San Jerónimo, el santo y estudioso anacoreta, doctor de la iglesia


Hijo de una noble familia, fue educado en Roma, donde adquirió, a la vez que la ciencia y la cultura, costumbres disolutas, hasta que, convertido a pensamientos más serios, recibió el bautismo y se retiró al desierto, en los confines de Siria y de Arabia, y allí repartió el tiempo entre la penitencia y el estudio. Después se ordenó de presbítero y marchó a Roma allá por el año 381. El papa san Dámaso, que lo consultaba frecuentemente, lo empleó en diversos asuntos y particularmente en la traducción de la Biblia.

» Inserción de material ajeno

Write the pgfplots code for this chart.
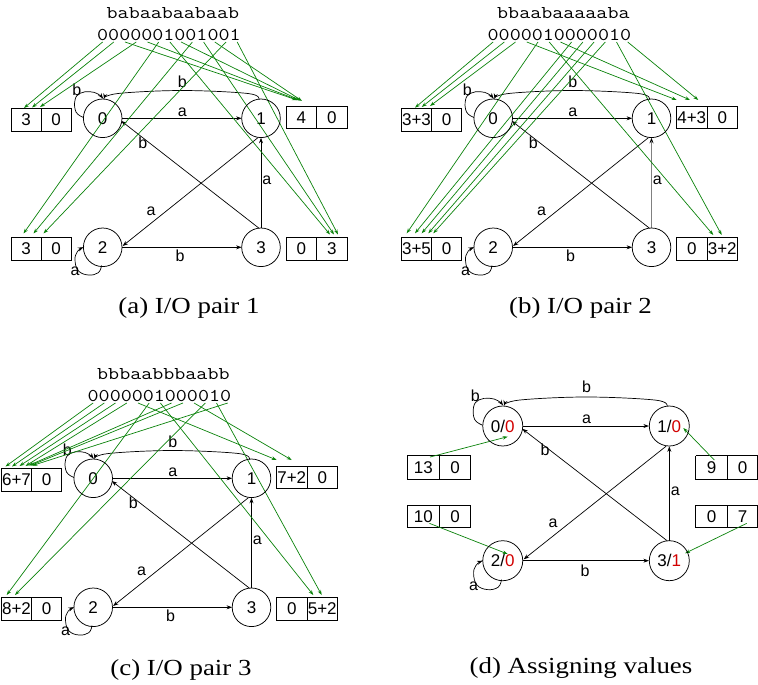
\documentclass[border=0pt]{standalone}
\usepackage{fontspec}
\setmainfont{Liberation Sans}
\newfontfamily\serif{Liberation Serif}
\usepackage{pgfplots}
\pgfplotsset{compat=1.18}
\usetikzlibrary{arrows.meta}
\definecolor{grn}{RGB}{10,130,10}
\definecolor{rd}{RGB}{210,0,0}
\pgfplotsset{
  panel/.style={scale only axis, hide axis, clip=false, enlargelimits=false,
    xmin=0, xmax=380, ymin=0, ymax=320, y dir=reverse,
    width=380pt, height=320pt, anchor=north west},
  edge/.style={black, line width=0.7pt, -{Stealth[length=5.5pt,width=4pt]}},
  gr/.style={grn, line width=0.7pt, -{Stealth[length=5pt,width=3.5pt]}},
  boxl/.style={black, line width=0.75pt},
}
\tikzset{
  lbl/.style={inner sep=0pt, font=\fontsize{16}{16}\selectfont},
  num/.style={inner sep=0pt, font=\fontsize{17}{17}\selectfont},
  str/.style={inner sep=0pt, anchor=base west, font=\fontsize{18}{18}\selectfont\ttfamily},
  captxt/.style={inner sep=0pt, anchor=base, font=\fontsize{23}{23}\selectfont\serif},
}
\newcommand\mstr[1]{\scalebox{1.19}[1]{#1}}
\newcommand\capt[1]{\scalebox{1.17}[1]{#1}}
\newcommand\graphedges[1]{%
  \addplot[only marks, mark=o, mark size=#1, mark options={line width=0.75pt}, black] coordinates {(102.7,118.3) (261,118.3) (102.7,247.3) (261,247.3)};
  \addplot[edge] coordinates {(122,118.3) (241.6,118.3)};
  \addplot[edge, smooth, tension=0.6] coordinates {(259,99.3) (248,93.5) (182,90.5) (118,93.5) (104,99)};
  \addplot[edge, smooth, tension=0.7] coordinates {(83.5,117.5) (76,112) (75,100) (80,93.3) (90,91.7) (98,94) (103,98.5)};
  \addplot[edge] coordinates {(259,228.2) (121.3,121)};
  \addplot[edge] coordinates {(261,228) (261,137.8)};
  \addplot[edge] coordinates {(258,137.6) (122.6,246)};
  \addplot[edge] coordinates {(122,247.3) (241.6,247.3)};
  \addplot[edge, smooth, tension=0.7] coordinates {(101.5,265.5) (98.3,272.7) (88.3,275) (78.3,270.7) (75,260) (77.3,251.7) (83.4,247.3)};
  \node[lbl] at (axis cs:76.7,90) {b};
  \node[lbl] at (axis cs:182.3,82) {b};
  \node[lbl] at (axis cs:182.3,112) {a};
  \node[lbl] at (axis cs:142.7,142.7) {b};
  \node[lbl] at (axis cs:266.7,180.7) {a};
  \node[lbl] at (axis cs:151,211.7) {a};
  \node[lbl] at (axis cs:180,256) {b};
  \node[lbl] at (axis cs:75,271.7) {a};
}
\newcommand\statelabels{%
  \node[num] at (axis cs:102.7,118.3) {0};
  \node[num] at (axis cs:261,118.3) {1};
  \node[num] at (axis cs:102.7,247.3) {2};
  \node[num] at (axis cs:261,247.3) {3};
}
% x0, xm, x1, y0, y1, left, right
\newcommand\cellbox[7]{%
  \addplot[boxl] coordinates {(#1,#4) (#3,#4) (#3,#5) (#1,#5) (#1,#4)};
  \addplot[boxl] coordinates {(#2,#4) (#2,#5)};
  \node[num] at (axis cs:{(#1+#2)/2},{(#4+#5)/2}) {#6};
  \node[num] at (axis cs:{(#2+#3)/2},{(#4+#5)/2}) {#7};
}
\newcommand\stdboxes[8]{%
  \cellbox{11}{41}{71}{108}{131.5}{#1}{#2}
  \cellbox{286}{316.5}{347}{106}{128.5}{#3}{#4}
  \cellbox{11}{41}{71}{237}{260}{#5}{#6}
  \cellbox{286}{316.5}{347}{237}{260}{#7}{#8}
}
\begin{document}
\begin{tikzpicture}
\useasboundingbox (0,0) rectangle (758pt,-685pt);
% ---------------- (a)
\begin{axis}[panel, at={(0pt,0pt)}]
  \graphedges{19.3pt}
  \statelabels
  \stdboxes{3}{0}{4}{0}{3}{0}{0}{3}
  \node[str] at (axis cs:106.5,18.3) {\mstr{babaabaabaab}};
  \node[str] at (axis cs:97,40.5) {\mstr{0000001001001}};
  % state 0: bits 0,1,3
  \addplot[gr] coordinates {(102.6,42) (24,108)};
  \addplot[gr] coordinates {(113.8,42) (32,107.5)};
  \addplot[gr] coordinates {(136.3,42) (40,107)};
  % state 1: bits 2,4,7,10
  \addplot[gr] coordinates {(125.0,42) (297,100)};
  \addplot[gr] coordinates {(147.5,42) (298,100)};
  \addplot[gr] coordinates {(181.1,42) (300,100.5)};
  \addplot[gr] coordinates {(214.8,42) (302,101)};
  % state 2: bits 5,8,11
  \addplot[gr] coordinates {(158.7,42) (23.5,233.5)};
  \addplot[gr] coordinates {(192.4,42) (33.5,233.5)};
  \addplot[gr] coordinates {(226.0,42) (43.5,233.5)};
  % state 3: bits 6,9,12
  \addplot[gr] coordinates {(169.9,42) (330,234.5)};
  \addplot[gr] coordinates {(203.6,42) (334,234.5)};
  \addplot[gr] coordinates {(237.2,42) (338,234.5)};
  \node[captxt] at (axis cs:189,313.5) {\capt{(a) I/O pair 1}};
\end{axis}
% ---------------- (b)
\begin{axis}[panel, at={(390.5pt,0pt)}]
  \graphedges{19.3pt}
  \addplot[gray, line width=1.8pt] coordinates {(261,228) (261,141)};
  \statelabels
  \stdboxes{3+3}{0}{4+3}{0}{3+5}{0}{0}{3+2}
  \node[str] at (axis cs:106.5,18.3) {\mstr{bbaabaaaaaba}};
  \node[str] at (axis cs:97,40.5) {\mstr{0000010000010}};
  % state 0: bits 0,1,2
  \addplot[gr] coordinates {(102.6,42) (24.5,107.7)};
  \addplot[gr] coordinates {(113.8,42) (31.2,107)};
  \addplot[gr] coordinates {(125.0,42) (39.5,106)};
  % state 1: bits 3,6,12
  \addplot[gr] coordinates {(136.3,42) (286.2,100)};
  \addplot[gr] coordinates {(169.9,42) (299.5,100)};
  \addplot[gr] coordinates {(237.2,42) (307.8,100)};
  % state 2: bits 4,7,8,9,10
  \addplot[gr] coordinates {(147.5,42) (16.2,233.3)};
  \addplot[gr] coordinates {(181.1,42) (24.5,233.3)};
  \addplot[gr] coordinates {(192.4,42) (31.2,233.3)};
  \addplot[gr] coordinates {(203.6,42) (37.8,233.3)};
  \addplot[gr] coordinates {(214.8,42) (42.8,233.3)};
  % state 3: bits 5,11
  \addplot[gr] coordinates {(158.7,42) (322.8,235)};
  \addplot[gr] coordinates {(226.0,42) (331.2,235)};
  \node[captxt] at (axis cs:190,313.5) {\capt{(b) I/O pair 2}};
\end{axis}
% ---------------- (c)
\begin{axis}[panel, at={(-9.5pt,-360pt)}]
  \graphedges{19.3pt}
  \statelabels
  \stdboxes{6+7}{0}{7+2}{0}{8+2}{0}{0}{5+2}
  \node[str] at (axis cs:106.5,19.3) {\mstr{bbbaabbbaabb}};
  \node[str] at (axis cs:97,41.5) {\mstr{0000001000010}};
  % state 0: bits 0,1,2,3,7,8,12
  \addplot[gr] coordinates {(102.6,43) (15,106.5)};
  \addplot[gr] coordinates {(113.8,43) (21.5,106.5)};
  \addplot[gr] coordinates {(125.0,43) (29,106)};
  \addplot[gr] coordinates {(136.3,43) (35,106)};
  \addplot[gr] coordinates {(181.1,43) (38,105.5)};
  \addplot[gr] coordinates {(192.4,43) (40,105.5)};
  \addplot[gr] coordinates {(237.2,43) (42,105.5)};
  % state 1: bits 4,9
  \addplot[gr] coordinates {(147.5,43) (286.2,100)};
  \addplot[gr] coordinates {(203.6,43) (301.2,100)};
  % state 2: bits 5,10
  \addplot[gr] coordinates {(158.7,43) (16.2,235)};
  \addplot[gr] coordinates {(214.8,43) (24.5,235)};
  % state 3: bits 6,11
  \addplot[gr] coordinates {(169.9,43) (322.8,235)};
  \addplot[gr] coordinates {(226.0,43) (331.2,235)};
  \node[captxt] at (axis cs:190.5,315) {\capt{(c) I/O pair 3}};
\end{axis}
% ---------------- (d)
\begin{axis}[panel, width=399.8pt, height=334.1pt, at={(394.7pt,-302.5pt)}]
  \addplot[only marks, mark=o, mark size=20pt, mark options={line width=0.75pt}, black] coordinates {(102.7,118.3) (261,118.3) (102.7,247.3) (261,247.3)};
  \addplot[edge] coordinates {(122,118.3) (241.6,118.3)};
  \addplot[edge, smooth, tension=0.6] coordinates {(259,99.3) (248,93.5) (182,90.5) (118,93.5) (104,99)};
  \addplot[edge, smooth, tension=0.7] coordinates {(83.5,117.5) (76,112) (75,100) (80,93.3) (90,91.7) (98,94) (103,98.5)};
  \addplot[edge] coordinates {(259,228.2) (121.3,121)};
  \addplot[edge] coordinates {(261,228) (261,137.8)};
  \addplot[edge] coordinates {(258,137.6) (122.6,246)};
  \addplot[edge] coordinates {(122,247.3) (241.6,247.3)};
  \addplot[edge, smooth, tension=0.7] coordinates {(101.5,265.5) (98.3,272.7) (88.3,275) (78.3,270.7) (75,260) (77.3,251.7) (83.4,247.3)};
  \node[lbl] at (axis cs:76.7,89) {b};
  \node[lbl] at (axis cs:182.3,81) {b};
  \node[lbl] at (axis cs:182.3,112) {a};
  \node[lbl] at (axis cs:143,141.5) {b};
  \node[lbl] at (axis cs:266.7,180.7) {a};
  \node[lbl] at (axis cs:150.5,211.5) {a};
  \node[lbl] at (axis cs:181,256.5) {b};
  \node[lbl] at (axis cs:75,272) {a};
  \node[num] at (axis cs:102.7,118.3) {0/\textcolor{rd}{0}};
  \node[num] at (axis cs:261,118.3) {1/\textcolor{rd}{0}};
  \node[num] at (axis cs:102.7,247.3) {2/\textcolor{rd}{0}};
  \node[num] at (axis cs:261,247.3) {3/\textcolor{rd}{1}};
  \cellbox{12}{42.4}{72.2}{146.7}{169}{13}{0}
  \cellbox{286.1}{316.5}{344.9}{146.7}{169}{9}{0}
  \cellbox{12}{42.4}{72.2}{194}{215.7}{10}{0}
  \cellbox{286.1}{316.5}{344.9}{194}{215.7}{0}{7}
  \addplot[gr] coordinates {(33.6,148) (107.4,128.5)};
  \addplot[gr] coordinates {(303.8,150.9) (274.3,120.2)};
  \addplot[gr] coordinates {(33,211.5) (107.4,240.9)};
  \addplot[gr] coordinates {(334.6,211.5) (276,240.2)};
  \node[captxt] at (axis cs:177.1,355.8) {\capt{(d) Assigning values}};
\end{axis}
\end{tikzpicture}
\end{document}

San Jerónimo comparó todas las traducciones existentes con el texto original, corrigió los pasajes inexactos y tradujo nuevamente ambos Testamentos, Antiguo y Nuevo. Jerónimo era frugal, severo en sus costumbres, aunque demasiado adicto a sus opiniones, y su rigor le atrajo muchos enemigos y disgustos. Hasta sus últimos años, y a pesar de sus asombrosas penitencias y mortificaciones, le persiguieron los recuerdos de las pasiones del mundo y de los extravíos de su juventud; esta lucha, que de continuo lo turbó y agitó, seguramente influyó en el tono general de sus escritos y polémicas. Conocía el griego, el hebreo, el caldeo y las costumbres orientales, y no desdeñaba la erudición de las letras profanas, en cuya lectura se deleitaba en sus breves ratos de ocio. Sus obras, escritas en la soledad, tienen la animación que prestan los embates y la presencia de un numeroso auditorio. Jerónimo es elocuente con la pluma en la mano, improvisa y no compone; escribe, y sus ideas corren y se precipitan rápidas e inflamadas, y en esta elaboración del pensamiento, el giro es siempre espontáneo y la expresión pintoresca. Este mérito natural se revela muy particularmente en todo lo que escribió acerca de la Biblia, que expone en el sentido histórico, tropológico y místico. Su análisis es tan puro, que ha merecido ser adoptado por la Iglesia.